DATA SHOWN:
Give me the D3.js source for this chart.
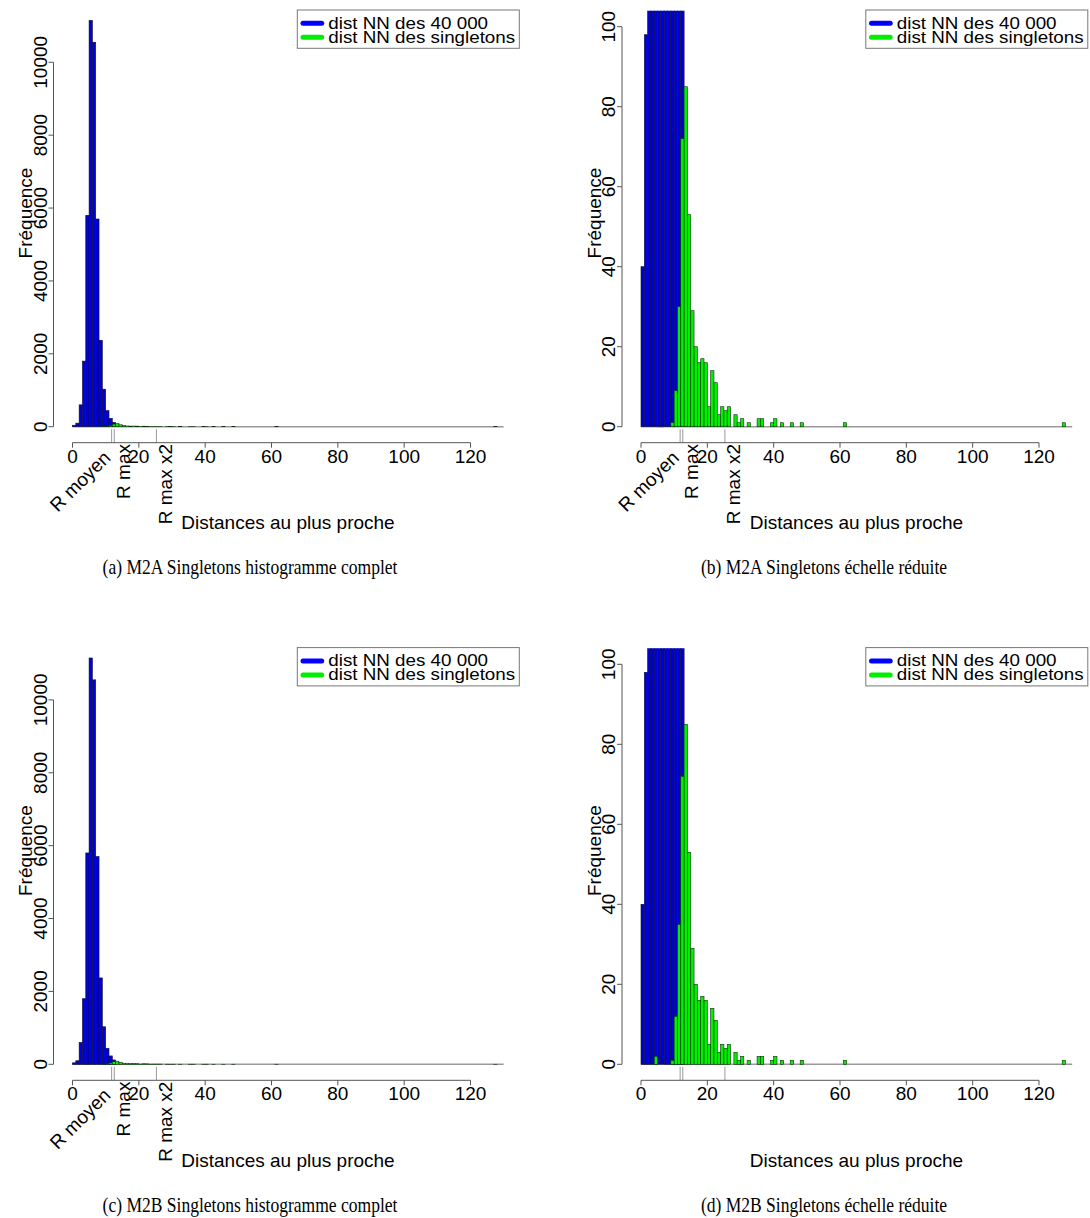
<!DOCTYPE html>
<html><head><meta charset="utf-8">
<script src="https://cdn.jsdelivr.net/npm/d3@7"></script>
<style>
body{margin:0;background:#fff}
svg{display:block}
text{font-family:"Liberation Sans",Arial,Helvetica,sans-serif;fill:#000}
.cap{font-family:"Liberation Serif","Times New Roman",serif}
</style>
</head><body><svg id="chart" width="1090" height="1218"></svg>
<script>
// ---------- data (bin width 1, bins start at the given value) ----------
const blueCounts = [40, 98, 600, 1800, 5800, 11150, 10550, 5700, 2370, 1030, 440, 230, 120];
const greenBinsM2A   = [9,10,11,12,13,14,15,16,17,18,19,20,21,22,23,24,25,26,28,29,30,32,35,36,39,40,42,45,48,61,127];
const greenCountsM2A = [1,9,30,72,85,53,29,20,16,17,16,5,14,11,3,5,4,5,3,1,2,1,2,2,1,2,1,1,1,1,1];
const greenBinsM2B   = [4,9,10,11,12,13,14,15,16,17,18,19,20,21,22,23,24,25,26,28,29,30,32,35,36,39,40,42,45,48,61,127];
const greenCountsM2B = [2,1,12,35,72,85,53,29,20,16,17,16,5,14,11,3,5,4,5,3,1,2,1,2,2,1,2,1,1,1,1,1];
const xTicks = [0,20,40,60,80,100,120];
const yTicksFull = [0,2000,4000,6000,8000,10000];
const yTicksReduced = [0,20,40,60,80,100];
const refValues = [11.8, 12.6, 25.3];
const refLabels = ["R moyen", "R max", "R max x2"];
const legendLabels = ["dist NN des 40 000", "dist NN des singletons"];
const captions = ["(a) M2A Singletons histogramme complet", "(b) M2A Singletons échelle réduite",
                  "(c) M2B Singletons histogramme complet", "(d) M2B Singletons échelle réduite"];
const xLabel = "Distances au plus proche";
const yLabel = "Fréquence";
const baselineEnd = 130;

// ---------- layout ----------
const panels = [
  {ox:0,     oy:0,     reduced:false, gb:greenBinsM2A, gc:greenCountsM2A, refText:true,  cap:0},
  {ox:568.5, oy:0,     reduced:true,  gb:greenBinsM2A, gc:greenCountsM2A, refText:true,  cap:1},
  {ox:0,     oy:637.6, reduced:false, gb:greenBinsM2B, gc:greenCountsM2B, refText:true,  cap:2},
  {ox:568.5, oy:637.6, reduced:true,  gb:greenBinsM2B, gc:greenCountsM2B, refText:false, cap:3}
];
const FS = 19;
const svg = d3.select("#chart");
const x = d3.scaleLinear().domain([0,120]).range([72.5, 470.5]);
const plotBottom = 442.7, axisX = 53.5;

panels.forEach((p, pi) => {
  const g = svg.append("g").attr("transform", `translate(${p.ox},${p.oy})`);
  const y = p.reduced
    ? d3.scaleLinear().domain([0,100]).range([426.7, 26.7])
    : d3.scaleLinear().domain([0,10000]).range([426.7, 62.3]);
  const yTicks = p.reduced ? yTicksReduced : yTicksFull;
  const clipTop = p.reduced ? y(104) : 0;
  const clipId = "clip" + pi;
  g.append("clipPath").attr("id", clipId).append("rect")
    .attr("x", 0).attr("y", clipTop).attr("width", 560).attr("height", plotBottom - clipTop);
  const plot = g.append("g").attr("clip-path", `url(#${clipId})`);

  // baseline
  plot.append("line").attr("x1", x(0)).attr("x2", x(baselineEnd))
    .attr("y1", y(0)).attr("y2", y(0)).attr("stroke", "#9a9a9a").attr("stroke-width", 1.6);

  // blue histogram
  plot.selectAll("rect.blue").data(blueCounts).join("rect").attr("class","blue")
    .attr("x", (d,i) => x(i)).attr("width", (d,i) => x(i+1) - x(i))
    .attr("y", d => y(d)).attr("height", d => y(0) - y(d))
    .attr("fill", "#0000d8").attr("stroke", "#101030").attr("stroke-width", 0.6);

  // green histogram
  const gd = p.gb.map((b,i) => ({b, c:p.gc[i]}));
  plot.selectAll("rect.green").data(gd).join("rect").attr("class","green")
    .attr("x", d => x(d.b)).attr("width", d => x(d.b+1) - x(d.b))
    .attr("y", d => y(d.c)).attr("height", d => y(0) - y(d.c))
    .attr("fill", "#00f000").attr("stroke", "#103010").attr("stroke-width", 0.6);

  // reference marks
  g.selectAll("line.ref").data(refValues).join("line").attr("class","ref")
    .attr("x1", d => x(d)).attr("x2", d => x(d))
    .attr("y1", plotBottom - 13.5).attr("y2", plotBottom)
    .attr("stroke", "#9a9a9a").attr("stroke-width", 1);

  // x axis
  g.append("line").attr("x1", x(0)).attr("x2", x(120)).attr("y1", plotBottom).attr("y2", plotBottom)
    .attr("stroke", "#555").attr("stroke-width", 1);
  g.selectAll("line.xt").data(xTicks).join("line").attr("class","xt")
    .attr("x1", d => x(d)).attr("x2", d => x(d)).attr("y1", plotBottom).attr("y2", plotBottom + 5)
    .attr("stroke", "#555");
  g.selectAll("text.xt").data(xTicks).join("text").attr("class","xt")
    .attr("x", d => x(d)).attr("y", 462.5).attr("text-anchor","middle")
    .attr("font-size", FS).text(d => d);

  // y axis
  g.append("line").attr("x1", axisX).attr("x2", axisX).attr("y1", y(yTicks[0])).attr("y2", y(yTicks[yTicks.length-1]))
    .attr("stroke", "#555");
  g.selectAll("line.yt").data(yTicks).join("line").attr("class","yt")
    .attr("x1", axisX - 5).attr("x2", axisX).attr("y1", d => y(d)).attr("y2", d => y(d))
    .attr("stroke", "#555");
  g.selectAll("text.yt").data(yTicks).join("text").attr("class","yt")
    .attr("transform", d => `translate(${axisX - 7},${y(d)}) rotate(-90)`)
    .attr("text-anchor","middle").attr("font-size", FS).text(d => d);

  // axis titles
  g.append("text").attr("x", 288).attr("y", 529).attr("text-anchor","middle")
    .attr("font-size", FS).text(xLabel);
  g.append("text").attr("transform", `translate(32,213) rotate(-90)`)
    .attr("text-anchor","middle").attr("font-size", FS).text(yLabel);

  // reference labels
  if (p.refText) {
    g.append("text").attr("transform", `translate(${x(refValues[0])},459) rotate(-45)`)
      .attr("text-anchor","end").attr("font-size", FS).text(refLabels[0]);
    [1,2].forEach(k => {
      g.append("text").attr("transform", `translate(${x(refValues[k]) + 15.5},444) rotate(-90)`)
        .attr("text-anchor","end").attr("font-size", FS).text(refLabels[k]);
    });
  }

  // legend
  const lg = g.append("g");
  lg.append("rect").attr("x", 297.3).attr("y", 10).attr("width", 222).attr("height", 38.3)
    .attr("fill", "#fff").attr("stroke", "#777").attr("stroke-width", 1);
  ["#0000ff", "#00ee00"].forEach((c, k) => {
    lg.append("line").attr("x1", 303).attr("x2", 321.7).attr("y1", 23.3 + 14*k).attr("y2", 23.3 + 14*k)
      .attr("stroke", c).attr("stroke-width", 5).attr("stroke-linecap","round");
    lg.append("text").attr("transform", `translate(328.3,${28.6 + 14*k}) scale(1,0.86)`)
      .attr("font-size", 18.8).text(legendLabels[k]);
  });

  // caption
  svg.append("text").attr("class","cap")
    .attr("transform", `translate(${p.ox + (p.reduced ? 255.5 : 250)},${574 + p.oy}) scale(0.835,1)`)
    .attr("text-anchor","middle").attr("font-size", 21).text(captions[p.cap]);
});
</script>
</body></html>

WHAT NEEDS TO BE DONE:
Repeat verbatim all the material, but not the pictures.

SOLUTION:
Give me the D3.js source for this chart.
<!DOCTYPE html>
<html><head><meta charset="utf-8">
<script src="https://cdn.jsdelivr.net/npm/d3@7"></script>
<style>
body{margin:0;background:#fff}
svg{display:block}
text{font-family:"Liberation Sans",Arial,Helvetica,sans-serif;fill:#000}
.cap{font-family:"Liberation Serif","Times New Roman",serif}
</style>
</head><body><svg id="chart" width="1090" height="1218"></svg>
<script>
// ---------- data (bin width 1, bins start at the given value) ----------
const blueCounts = [40, 98, 600, 1800, 5800, 11150, 10550, 5700, 2370, 1030, 440, 230, 120];
const greenBinsM2A   = [9,10,11,12,13,14,15,16,17,18,19,20,21,22,23,24,25,26,28,29,30,32,35,36,39,40,42,45,48,61,127];
const greenCountsM2A = [1,9,30,72,85,53,29,20,16,17,16,5,14,11,3,5,4,5,3,1,2,1,2,2,1,2,1,1,1,1,1];
const greenBinsM2B   = [4,9,10,11,12,13,14,15,16,17,18,19,20,21,22,23,24,25,26,28,29,30,32,35,36,39,40,42,45,48,61,127];
const greenCountsM2B = [2,1,12,35,72,85,53,29,20,16,17,16,5,14,11,3,5,4,5,3,1,2,1,2,2,1,2,1,1,1,1,1];
const xTicks = [0,20,40,60,80,100,120];
const yTicksFull = [0,2000,4000,6000,8000,10000];
const yTicksReduced = [0,20,40,60,80,100];
const refValues = [11.8, 12.6, 25.3];
const refLabels = ["R moyen", "R max", "R max x2"];
const legendLabels = ["dist NN des 40 000", "dist NN des singletons"];
const captions = ["(a) M2A Singletons histogramme complet", "(b) M2A Singletons échelle réduite",
                  "(c) M2B Singletons histogramme complet", "(d) M2B Singletons échelle réduite"];
const xLabel = "Distances au plus proche";
const yLabel = "Fréquence";
const baselineEnd = 130;

// ---------- layout ----------
const panels = [
  {ox:0,     oy:0,     reduced:false, gb:greenBinsM2A, gc:greenCountsM2A, refText:true,  cap:0},
  {ox:568.5, oy:0,     reduced:true,  gb:greenBinsM2A, gc:greenCountsM2A, refText:true,  cap:1},
  {ox:0,     oy:637.6, reduced:false, gb:greenBinsM2B, gc:greenCountsM2B, refText:true,  cap:2},
  {ox:568.5, oy:637.6, reduced:true,  gb:greenBinsM2B, gc:greenCountsM2B, refText:false, cap:3}
];
const FS = 19;
const svg = d3.select("#chart");
const x = d3.scaleLinear().domain([0,120]).range([72.5, 470.5]);
const plotBottom = 442.7, axisX = 53.5;

panels.forEach((p, pi) => {
  const g = svg.append("g").attr("transform", `translate(${p.ox},${p.oy})`);
  const y = p.reduced
    ? d3.scaleLinear().domain([0,100]).range([426.7, 26.7])
    : d3.scaleLinear().domain([0,10000]).range([426.7, 62.3]);
  const yTicks = p.reduced ? yTicksReduced : yTicksFull;
  const clipTop = p.reduced ? y(104) : 0;
  const clipId = "clip" + pi;
  g.append("clipPath").attr("id", clipId).append("rect")
    .attr("x", 0).attr("y", clipTop).attr("width", 560).attr("height", plotBottom - clipTop);
  const plot = g.append("g").attr("clip-path", `url(#${clipId})`);

  // baseline
  plot.append("line").attr("x1", x(0)).attr("x2", x(baselineEnd))
    .attr("y1", y(0)).attr("y2", y(0)).attr("stroke", "#9a9a9a").attr("stroke-width", 1.6);

  // blue histogram
  plot.selectAll("rect.blue").data(blueCounts).join("rect").attr("class","blue")
    .attr("x", (d,i) => x(i)).attr("width", (d,i) => x(i+1) - x(i))
    .attr("y", d => y(d)).attr("height", d => y(0) - y(d))
    .attr("fill", "#0000d8").attr("stroke", "#101030").attr("stroke-width", 0.6);

  // green histogram
  const gd = p.gb.map((b,i) => ({b, c:p.gc[i]}));
  plot.selectAll("rect.green").data(gd).join("rect").attr("class","green")
    .attr("x", d => x(d.b)).attr("width", d => x(d.b+1) - x(d.b))
    .attr("y", d => y(d.c)).attr("height", d => y(0) - y(d.c))
    .attr("fill", "#00f000").attr("stroke", "#103010").attr("stroke-width", 0.6);

  // reference marks
  g.selectAll("line.ref").data(refValues).join("line").attr("class","ref")
    .attr("x1", d => x(d)).attr("x2", d => x(d))
    .attr("y1", plotBottom - 13.5).attr("y2", plotBottom)
    .attr("stroke", "#9a9a9a").attr("stroke-width", 1);

  // x axis
  g.append("line").attr("x1", x(0)).attr("x2", x(120)).attr("y1", plotBottom).attr("y2", plotBottom)
    .attr("stroke", "#555").attr("stroke-width", 1);
  g.selectAll("line.xt").data(xTicks).join("line").attr("class","xt")
    .attr("x1", d => x(d)).attr("x2", d => x(d)).attr("y1", plotBottom).attr("y2", plotBottom + 5)
    .attr("stroke", "#555");
  g.selectAll("text.xt").data(xTicks).join("text").attr("class","xt")
    .attr("x", d => x(d)).attr("y", 462.5).attr("text-anchor","middle")
    .attr("font-size", FS).text(d => d);

  // y axis
  g.append("line").attr("x1", axisX).attr("x2", axisX).attr("y1", y(yTicks[0])).attr("y2", y(yTicks[yTicks.length-1]))
    .attr("stroke", "#555");
  g.selectAll("line.yt").data(yTicks).join("line").attr("class","yt")
    .attr("x1", axisX - 5).attr("x2", axisX).attr("y1", d => y(d)).attr("y2", d => y(d))
    .attr("stroke", "#555");
  g.selectAll("text.yt").data(yTicks).join("text").attr("class","yt")
    .attr("transform", d => `translate(${axisX - 7},${y(d)}) rotate(-90)`)
    .attr("text-anchor","middle").attr("font-size", FS).text(d => d);

  // axis titles
  g.append("text").attr("x", 288).attr("y", 529).attr("text-anchor","middle")
    .attr("font-size", FS).text(xLabel);
  g.append("text").attr("transform", `translate(32,213) rotate(-90)`)
    .attr("text-anchor","middle").attr("font-size", FS).text(yLabel);

  // reference labels
  if (p.refText) {
    g.append("text").attr("transform", `translate(${x(refValues[0])},459) rotate(-45)`)
      .attr("text-anchor","end").attr("font-size", FS).text(refLabels[0]);
    [1,2].forEach(k => {
      g.append("text").attr("transform", `translate(${x(refValues[k]) + 15.5},444) rotate(-90)`)
        .attr("text-anchor","end").attr("font-size", FS).text(refLabels[k]);
    });
  }

  // legend
  const lg = g.append("g");
  lg.append("rect").attr("x", 297.3).attr("y", 10).attr("width", 222).attr("height", 38.3)
    .attr("fill", "#fff").attr("stroke", "#777").attr("stroke-width", 1);
  ["#0000ff", "#00ee00"].forEach((c, k) => {
    lg.append("line").attr("x1", 303).attr("x2", 321.7).attr("y1", 23.3 + 14*k).attr("y2", 23.3 + 14*k)
      .attr("stroke", c).attr("stroke-width", 5).attr("stroke-linecap","round");
    lg.append("text").attr("transform", `translate(328.3,${28.6 + 14*k}) scale(1,0.86)`)
      .attr("font-size", 18.8).text(legendLabels[k]);
  });

  // caption
  svg.append("text").attr("class","cap")
    .attr("transform", `translate(${p.ox + (p.reduced ? 255.5 : 250)},${574 + p.oy}) scale(0.835,1)`)
    .attr("text-anchor","middle").attr("font-size", 21).text(captions[p.cap]);
});
</script>
</body></html>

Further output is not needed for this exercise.